(Requirements):
All of the listing below must be repeated word for word. Pictures are the only thing to omit.

======== Supplied data ========

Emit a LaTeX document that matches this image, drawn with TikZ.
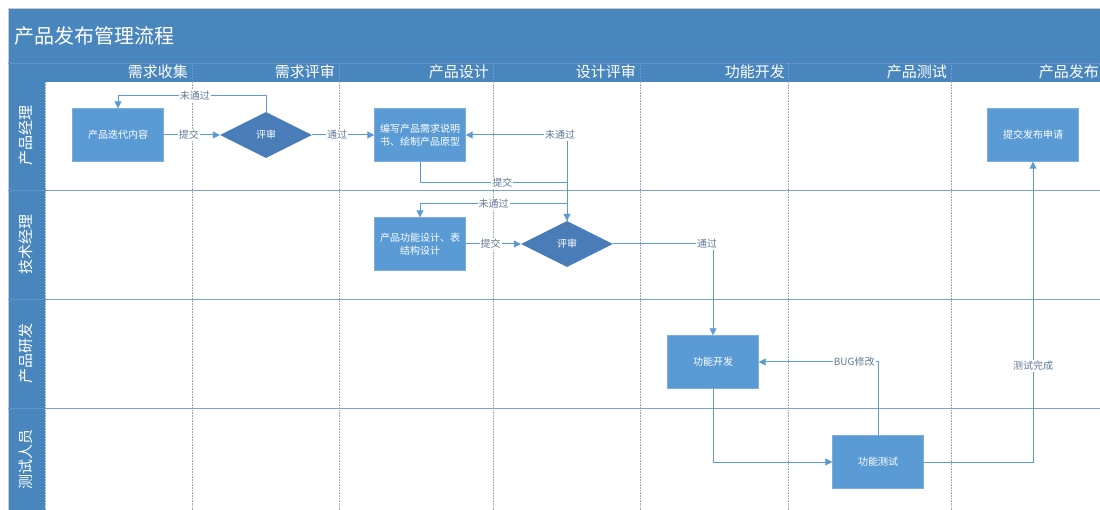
\documentclass[tikz,border=0pt]{standalone}
\usepackage{fontspec}
\setmainfont{Noto Sans CJK SC}
\usetikzlibrary{shapes.geometric,arrows.meta,calc}
\definecolor{band}{HTML}{4A86BE}
\definecolor{boxc}{HTML}{5B9BD5}
\definecolor{diac}{HTML}{4A7DB8}
\definecolor{linec}{HTML}{5B9BD5}
\definecolor{lblc}{HTML}{5F7A99}
\definecolor{gridc}{HTML}{8FA9C4}
\definecolor{lanec}{HTML}{7AA3CF}
\tikzset{
  procbox/.style={rectangle,fill=boxc,draw=boxc!80!white,line width=0.4pt,minimum width=91pt,minimum height=53pt,inner sep=2pt,align=center,text=white,font=\fontsize{10}{13}\selectfont},
  decide/.style={diamond,fill=diac,minimum width=92pt,minimum height=46pt,aspect=2,inner sep=0pt,text=white,font=\fontsize{10}{12}\selectfont},
  flow/.style={draw=linec,line width=1pt,-{Triangle[width=7pt,length=7pt]}},
  flowplain/.style={draw=linec,line width=1pt},
  lbl/.style={fill=white,inner sep=1pt,text=lblc,font=\fontsize{10}{11}\selectfont},
  colhead/.style={anchor=east,text=white,font=\fontsize{15}{16}\selectfont,inner sep=0pt},
  lanehead/.style={rotate=90,text=white,font=\fontsize{15}{16}\selectfont,inner sep=0pt},
  gridline/.style={draw=gridc,line width=0.6pt,densely dotted},
  laneline/.style={draw=lanec,line width=0.9pt}
}
\begin{document}
\begin{tikzpicture}[x=1pt,y=-1pt]
\useasboundingbox (0,0) rectangle (1100,510);
\fill[white] (0,0) rectangle (1100,510);
% frame
\fill[band] (8,8) rectangle (1100,82);
\fill[band] (8,82) rectangle (45,510);
\draw[gray!40,line width=0.8pt] (8,510) -- (8,8) -- (1100,8);
\node[anchor=west,text=white,font=\fontsize{20}{22}\selectfont,inner sep=0pt] (title) at (14,36) {产品发布管理流程};
\draw[gridc!60!band,line width=0.6pt,densely dotted] (8,63) -- (1100,63);
% column headers
\node[colhead] (h1) at (188,72) {需求收集};
\node[colhead] (h2) at (335,72) {需求评审};
\node[colhead] (h3) at (489,72) {产品设计};
\node[colhead] (h4) at (636,72) {设计评审};
\node[colhead] (h5) at (785,72) {功能开发};
\node[colhead] (h6) at (947,72) {产品测试};
\node[colhead] (h7) at (1099,72) {产品发布};
% lane heads
\node[lanehead] (l1) at (26,136) {产品经理};
\node[lanehead] (l2) at (26,245) {技术经理};
\node[lanehead] (l3) at (26,354) {产品研发};
\node[lanehead] (l4) at (26,459) {测试人员};
% grid
\foreach \xx in {192,339,493,640,788,951}{
  \draw[gridc!60!band,line width=0.6pt,densely dotted] (\xx,63) -- (\xx,82);
  \draw[gridline] (\xx,82) -- (\xx,510);
}
\draw[gridline] (45,82) -- (45,510);
\foreach \yy in {190,299,408}{
  \draw[laneline] (45,\yy) -- (1100,\yy);
  \draw[gridc!60!band,line width=0.6pt,densely dotted] (8,\yy) -- (45,\yy);
}
% nodes
\node[procbox] (r0) at (118,135) {产品迭代内容};
\node[decide] (d1) at (266,135) {评审};
\node[procbox] (r1) at (420,135) {编写产品需求说明\\书、绘制产品原型};
\node[procbox] (p1) at (1033,135) {提交发布申请};
\node[procbox] (r2) at (420,244) {产品功能设计、表\\结构设计};
\node[decide] (d2) at (567,244) {评审};
\node[procbox] (f1) at (713,362) {功能开发};
\node[procbox] (t1) at (878,462) {功能测试};
% coordinates
\coordinate (c1) at (266,96);
\coordinate (c2) at (567,183);
\coordinate (c3) at (567,204);
% edges
\draw[flow] (r0) -- node[lbl,pos=0.45]{提交} (d1);
\draw[flow] (d1.north) -- (c1) -- node[lbl,pos=0.48]{未通过} (c1 -| r0.north) -- (r0.north);
\draw[flow] (d1) -- node[lbl,pos=0.4]{通过} (r1);
\draw[flow] (d2.north) -- (d2.north |- r1.east) node[lbl,xshift=-7pt]{未通过} -- (r1.east);
\draw[flowplain] (d2.north) -- (c3) -- node[lbl,pos=0.5]{未通过} (c3 -| r2.north);
\draw[flow] (c3 -| r2.north) -- (r2.north);
\draw[flow] (r1.south) |- node[lbl,pos=0.78]{提交} (c2) -- (d2.north);
\draw[flow] (r2) -- node[lbl,pos=0.45]{提交} (d2);
\draw[flow] (d2.east) -| node[lbl,pos=0.5,xshift=-6pt]{通过} (f1.north);
\draw[flow] (f1.south) |- (t1.west);
\draw[flow] (t1.north) |- node[lbl,pos=0.5,anchor=east,xshift=-2pt]{BUG修改} (f1.east);
\draw[flow] (t1.east) -| node[lbl,pos=0.66]{测试完成} (p1.south);
\end{tikzpicture}
\end{document}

========

(Written solution):
Emit a LaTeX document that matches this image, drawn with TikZ.
\documentclass[tikz,border=0pt]{standalone}
\usepackage{fontspec}
\setmainfont{Noto Sans CJK SC}
\usetikzlibrary{shapes.geometric,arrows.meta,calc}
\definecolor{band}{HTML}{4A86BE}
\definecolor{boxc}{HTML}{5B9BD5}
\definecolor{diac}{HTML}{4A7DB8}
\definecolor{linec}{HTML}{5B9BD5}
\definecolor{lblc}{HTML}{5F7A99}
\definecolor{gridc}{HTML}{8FA9C4}
\definecolor{lanec}{HTML}{7AA3CF}
\tikzset{
  procbox/.style={rectangle,fill=boxc,draw=boxc!80!white,line width=0.4pt,minimum width=91pt,minimum height=53pt,inner sep=2pt,align=center,text=white,font=\fontsize{10}{13}\selectfont},
  decide/.style={diamond,fill=diac,minimum width=92pt,minimum height=46pt,aspect=2,inner sep=0pt,text=white,font=\fontsize{10}{12}\selectfont},
  flow/.style={draw=linec,line width=1pt,-{Triangle[width=7pt,length=7pt]}},
  flowplain/.style={draw=linec,line width=1pt},
  lbl/.style={fill=white,inner sep=1pt,text=lblc,font=\fontsize{10}{11}\selectfont},
  colhead/.style={anchor=east,text=white,font=\fontsize{15}{16}\selectfont,inner sep=0pt},
  lanehead/.style={rotate=90,text=white,font=\fontsize{15}{16}\selectfont,inner sep=0pt},
  gridline/.style={draw=gridc,line width=0.6pt,densely dotted},
  laneline/.style={draw=lanec,line width=0.9pt}
}
\begin{document}
\begin{tikzpicture}[x=1pt,y=-1pt]
\useasboundingbox (0,0) rectangle (1100,510);
\fill[white] (0,0) rectangle (1100,510);
% frame
\fill[band] (8,8) rectangle (1100,82);
\fill[band] (8,82) rectangle (45,510);
\draw[gray!40,line width=0.8pt] (8,510) -- (8,8) -- (1100,8);
\node[anchor=west,text=white,font=\fontsize{20}{22}\selectfont,inner sep=0pt] (title) at (14,36) {产品发布管理流程};
\draw[gridc!60!band,line width=0.6pt,densely dotted] (8,63) -- (1100,63);
% column headers
\node[colhead] (h1) at (188,72) {需求收集};
\node[colhead] (h2) at (335,72) {需求评审};
\node[colhead] (h3) at (489,72) {产品设计};
\node[colhead] (h4) at (636,72) {设计评审};
\node[colhead] (h5) at (785,72) {功能开发};
\node[colhead] (h6) at (947,72) {产品测试};
\node[colhead] (h7) at (1099,72) {产品发布};
% lane heads
\node[lanehead] (l1) at (26,136) {产品经理};
\node[lanehead] (l2) at (26,245) {技术经理};
\node[lanehead] (l3) at (26,354) {产品研发};
\node[lanehead] (l4) at (26,459) {测试人员};
% grid
\foreach \xx in {192,339,493,640,788,951}{
  \draw[gridc!60!band,line width=0.6pt,densely dotted] (\xx,63) -- (\xx,82);
  \draw[gridline] (\xx,82) -- (\xx,510);
}
\draw[gridline] (45,82) -- (45,510);
\foreach \yy in {190,299,408}{
  \draw[laneline] (45,\yy) -- (1100,\yy);
  \draw[gridc!60!band,line width=0.6pt,densely dotted] (8,\yy) -- (45,\yy);
}
% nodes
\node[procbox] (r0) at (118,135) {产品迭代内容};
\node[decide] (d1) at (266,135) {评审};
\node[procbox] (r1) at (420,135) {编写产品需求说明\\书、绘制产品原型};
\node[procbox] (p1) at (1033,135) {提交发布申请};
\node[procbox] (r2) at (420,244) {产品功能设计、表\\结构设计};
\node[decide] (d2) at (567,244) {评审};
\node[procbox] (f1) at (713,362) {功能开发};
\node[procbox] (t1) at (878,462) {功能测试};
% coordinates
\coordinate (c1) at (266,96);
\coordinate (c2) at (567,183);
\coordinate (c3) at (567,204);
% edges
\draw[flow] (r0) -- node[lbl,pos=0.45]{提交} (d1);
\draw[flow] (d1.north) -- (c1) -- node[lbl,pos=0.48]{未通过} (c1 -| r0.north) -- (r0.north);
\draw[flow] (d1) -- node[lbl,pos=0.4]{通过} (r1);
\draw[flow] (d2.north) -- (d2.north |- r1.east) node[lbl,xshift=-7pt]{未通过} -- (r1.east);
\draw[flowplain] (d2.north) -- (c3) -- node[lbl,pos=0.5]{未通过} (c3 -| r2.north);
\draw[flow] (c3 -| r2.north) -- (r2.north);
\draw[flow] (r1.south) |- node[lbl,pos=0.78]{提交} (c2) -- (d2.north);
\draw[flow] (r2) -- node[lbl,pos=0.45]{提交} (d2);
\draw[flow] (d2.east) -| node[lbl,pos=0.5,xshift=-6pt]{通过} (f1.north);
\draw[flow] (f1.south) |- (t1.west);
\draw[flow] (t1.north) |- node[lbl,pos=0.5,anchor=east,xshift=-2pt]{BUG修改} (f1.east);
\draw[flow] (t1.east) -| node[lbl,pos=0.66]{测试完成} (p1.south);
\end{tikzpicture}
\end{document}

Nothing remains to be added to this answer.